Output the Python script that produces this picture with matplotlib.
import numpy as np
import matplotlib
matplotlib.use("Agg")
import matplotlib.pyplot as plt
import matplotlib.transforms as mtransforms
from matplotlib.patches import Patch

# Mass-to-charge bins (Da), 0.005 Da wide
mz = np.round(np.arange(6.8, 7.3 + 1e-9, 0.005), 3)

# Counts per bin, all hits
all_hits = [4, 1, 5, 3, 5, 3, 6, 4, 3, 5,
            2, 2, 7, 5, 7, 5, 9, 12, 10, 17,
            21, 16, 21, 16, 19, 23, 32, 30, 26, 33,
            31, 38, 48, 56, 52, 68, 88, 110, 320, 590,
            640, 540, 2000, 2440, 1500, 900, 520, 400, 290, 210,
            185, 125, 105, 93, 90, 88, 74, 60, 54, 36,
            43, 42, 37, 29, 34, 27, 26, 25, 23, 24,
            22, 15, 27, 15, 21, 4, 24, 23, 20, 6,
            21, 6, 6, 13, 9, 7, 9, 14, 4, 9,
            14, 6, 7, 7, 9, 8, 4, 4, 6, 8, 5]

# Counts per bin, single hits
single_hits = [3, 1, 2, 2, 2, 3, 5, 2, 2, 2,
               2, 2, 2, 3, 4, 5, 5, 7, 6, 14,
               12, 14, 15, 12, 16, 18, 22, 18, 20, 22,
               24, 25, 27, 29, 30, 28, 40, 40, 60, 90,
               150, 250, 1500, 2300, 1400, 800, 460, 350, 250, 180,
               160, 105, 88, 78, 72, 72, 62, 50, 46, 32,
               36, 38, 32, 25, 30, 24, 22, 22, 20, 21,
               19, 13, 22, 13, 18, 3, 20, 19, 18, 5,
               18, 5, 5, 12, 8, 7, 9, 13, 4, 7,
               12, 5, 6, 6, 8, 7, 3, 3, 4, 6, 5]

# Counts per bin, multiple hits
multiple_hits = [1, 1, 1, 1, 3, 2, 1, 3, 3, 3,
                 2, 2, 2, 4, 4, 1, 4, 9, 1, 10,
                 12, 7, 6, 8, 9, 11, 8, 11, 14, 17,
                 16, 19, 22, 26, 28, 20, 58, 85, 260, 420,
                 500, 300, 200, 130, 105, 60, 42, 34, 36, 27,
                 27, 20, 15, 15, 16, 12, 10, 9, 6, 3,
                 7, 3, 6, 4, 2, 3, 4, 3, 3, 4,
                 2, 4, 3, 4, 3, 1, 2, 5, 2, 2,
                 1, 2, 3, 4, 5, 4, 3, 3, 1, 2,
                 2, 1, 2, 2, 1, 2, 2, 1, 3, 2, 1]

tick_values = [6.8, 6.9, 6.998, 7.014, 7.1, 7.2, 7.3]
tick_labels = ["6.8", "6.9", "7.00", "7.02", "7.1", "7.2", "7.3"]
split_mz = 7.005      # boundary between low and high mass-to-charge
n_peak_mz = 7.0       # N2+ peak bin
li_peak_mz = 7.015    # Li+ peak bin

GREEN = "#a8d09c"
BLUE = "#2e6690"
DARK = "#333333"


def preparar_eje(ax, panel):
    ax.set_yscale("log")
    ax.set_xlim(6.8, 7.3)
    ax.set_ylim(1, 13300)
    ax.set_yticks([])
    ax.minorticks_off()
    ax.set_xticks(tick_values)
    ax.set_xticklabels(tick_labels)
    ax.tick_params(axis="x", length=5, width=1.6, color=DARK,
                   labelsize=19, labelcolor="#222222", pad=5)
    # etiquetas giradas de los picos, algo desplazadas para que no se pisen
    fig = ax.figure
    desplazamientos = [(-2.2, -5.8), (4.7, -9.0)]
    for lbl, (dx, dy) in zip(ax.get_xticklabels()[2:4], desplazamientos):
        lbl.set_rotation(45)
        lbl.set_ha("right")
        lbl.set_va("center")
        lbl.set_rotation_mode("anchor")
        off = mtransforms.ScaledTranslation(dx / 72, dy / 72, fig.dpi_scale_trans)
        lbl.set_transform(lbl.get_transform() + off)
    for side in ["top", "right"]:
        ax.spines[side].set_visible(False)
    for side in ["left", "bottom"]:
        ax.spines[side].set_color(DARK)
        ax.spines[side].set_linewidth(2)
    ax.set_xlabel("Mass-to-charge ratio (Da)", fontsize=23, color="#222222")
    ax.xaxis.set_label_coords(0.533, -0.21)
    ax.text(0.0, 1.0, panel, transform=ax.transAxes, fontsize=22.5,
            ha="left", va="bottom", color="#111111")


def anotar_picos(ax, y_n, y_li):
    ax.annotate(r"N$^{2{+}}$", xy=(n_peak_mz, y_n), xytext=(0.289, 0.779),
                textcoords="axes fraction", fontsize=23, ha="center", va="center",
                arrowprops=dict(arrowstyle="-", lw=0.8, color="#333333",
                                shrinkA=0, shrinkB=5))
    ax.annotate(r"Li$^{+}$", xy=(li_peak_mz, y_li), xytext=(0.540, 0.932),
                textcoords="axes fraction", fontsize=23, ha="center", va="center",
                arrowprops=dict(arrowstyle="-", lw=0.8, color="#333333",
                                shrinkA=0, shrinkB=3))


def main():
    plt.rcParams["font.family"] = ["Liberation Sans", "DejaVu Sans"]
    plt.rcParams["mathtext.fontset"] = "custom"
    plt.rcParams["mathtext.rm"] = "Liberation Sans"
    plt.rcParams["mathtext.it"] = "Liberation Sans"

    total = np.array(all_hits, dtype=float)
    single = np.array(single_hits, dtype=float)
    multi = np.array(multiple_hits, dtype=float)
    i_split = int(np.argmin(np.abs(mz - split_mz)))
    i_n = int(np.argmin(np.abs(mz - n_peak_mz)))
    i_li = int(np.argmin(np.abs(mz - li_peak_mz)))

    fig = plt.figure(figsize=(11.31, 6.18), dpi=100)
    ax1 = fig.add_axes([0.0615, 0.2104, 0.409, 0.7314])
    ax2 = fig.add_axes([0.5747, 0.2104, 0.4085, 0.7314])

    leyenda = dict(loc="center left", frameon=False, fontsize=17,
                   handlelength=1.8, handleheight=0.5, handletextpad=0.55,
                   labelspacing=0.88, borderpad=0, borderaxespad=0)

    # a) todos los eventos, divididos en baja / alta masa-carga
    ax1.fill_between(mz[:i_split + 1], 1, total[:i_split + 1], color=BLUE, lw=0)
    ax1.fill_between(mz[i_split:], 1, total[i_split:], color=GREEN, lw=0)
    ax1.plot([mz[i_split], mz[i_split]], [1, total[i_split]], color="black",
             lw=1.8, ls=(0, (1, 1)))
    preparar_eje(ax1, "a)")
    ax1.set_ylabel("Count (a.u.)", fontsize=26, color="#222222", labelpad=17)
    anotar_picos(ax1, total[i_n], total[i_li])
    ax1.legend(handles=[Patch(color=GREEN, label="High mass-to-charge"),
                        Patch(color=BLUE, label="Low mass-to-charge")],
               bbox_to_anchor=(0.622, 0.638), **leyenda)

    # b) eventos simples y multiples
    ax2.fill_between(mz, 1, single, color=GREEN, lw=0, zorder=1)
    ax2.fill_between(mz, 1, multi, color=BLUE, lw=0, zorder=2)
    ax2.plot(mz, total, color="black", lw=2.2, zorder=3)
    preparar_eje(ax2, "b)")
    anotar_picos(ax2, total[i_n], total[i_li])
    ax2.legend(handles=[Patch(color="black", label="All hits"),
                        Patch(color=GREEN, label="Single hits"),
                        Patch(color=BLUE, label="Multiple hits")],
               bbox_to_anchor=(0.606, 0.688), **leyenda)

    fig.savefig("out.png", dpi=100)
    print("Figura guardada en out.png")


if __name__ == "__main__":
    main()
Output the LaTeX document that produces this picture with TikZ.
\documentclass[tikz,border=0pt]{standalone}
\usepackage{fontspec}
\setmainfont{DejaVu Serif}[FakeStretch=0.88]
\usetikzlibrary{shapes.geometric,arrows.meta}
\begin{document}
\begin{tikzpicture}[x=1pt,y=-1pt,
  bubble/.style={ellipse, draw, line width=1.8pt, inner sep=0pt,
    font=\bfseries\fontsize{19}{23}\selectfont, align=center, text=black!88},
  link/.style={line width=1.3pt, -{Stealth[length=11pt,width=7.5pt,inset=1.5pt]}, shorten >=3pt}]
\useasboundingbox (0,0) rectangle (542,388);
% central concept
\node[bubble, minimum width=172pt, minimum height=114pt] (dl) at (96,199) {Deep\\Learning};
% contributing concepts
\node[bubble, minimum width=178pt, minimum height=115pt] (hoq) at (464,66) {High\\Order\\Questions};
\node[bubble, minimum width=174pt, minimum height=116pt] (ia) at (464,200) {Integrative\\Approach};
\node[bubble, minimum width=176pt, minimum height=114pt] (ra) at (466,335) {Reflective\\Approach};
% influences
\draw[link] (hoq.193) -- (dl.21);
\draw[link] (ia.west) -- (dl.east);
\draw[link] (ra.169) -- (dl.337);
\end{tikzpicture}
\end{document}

■ ■ ■ ■ ■ ■ ■

• _PROBLEM TO WORK ON_:
What are the exact lines from the beginning of the material through the line containing "12, 5, 6, 6, 8, 7, 3, 3, 4, 6, 5]"? Write out those lines alone.

• _SOLUTION TO THE PROBLEM_:
Output the Python script that produces this picture with matplotlib.
import numpy as np
import matplotlib
matplotlib.use("Agg")
import matplotlib.pyplot as plt
import matplotlib.transforms as mtransforms
from matplotlib.patches import Patch

# Mass-to-charge bins (Da), 0.005 Da wide
mz = np.round(np.arange(6.8, 7.3 + 1e-9, 0.005), 3)

# Counts per bin, all hits
all_hits = [4, 1, 5, 3, 5, 3, 6, 4, 3, 5,
            2, 2, 7, 5, 7, 5, 9, 12, 10, 17,
            21, 16, 21, 16, 19, 23, 32, 30, 26, 33,
            31, 38, 48, 56, 52, 68, 88, 110, 320, 590,
            640, 540, 2000, 2440, 1500, 900, 520, 400, 290, 210,
            185, 125, 105, 93, 90, 88, 74, 60, 54, 36,
            43, 42, 37, 29, 34, 27, 26, 25, 23, 24,
            22, 15, 27, 15, 21, 4, 24, 23, 20, 6,
            21, 6, 6, 13, 9, 7, 9, 14, 4, 9,
            14, 6, 7, 7, 9, 8, 4, 4, 6, 8, 5]

# Counts per bin, single hits
single_hits = [3, 1, 2, 2, 2, 3, 5, 2, 2, 2,
               2, 2, 2, 3, 4, 5, 5, 7, 6, 14,
               12, 14, 15, 12, 16, 18, 22, 18, 20, 22,
               24, 25, 27, 29, 30, 28, 40, 40, 60, 90,
               150, 250, 1500, 2300, 1400, 800, 460, 350, 250, 180,
               160, 105, 88, 78, 72, 72, 62, 50, 46, 32,
               36, 38, 32, 25, 30, 24, 22, 22, 20, 21,
               19, 13, 22, 13, 18, 3, 20, 19, 18, 5,
               18, 5, 5, 12, 8, 7, 9, 13, 4, 7,
               12, 5, 6, 6, 8, 7, 3, 3, 4, 6, 5]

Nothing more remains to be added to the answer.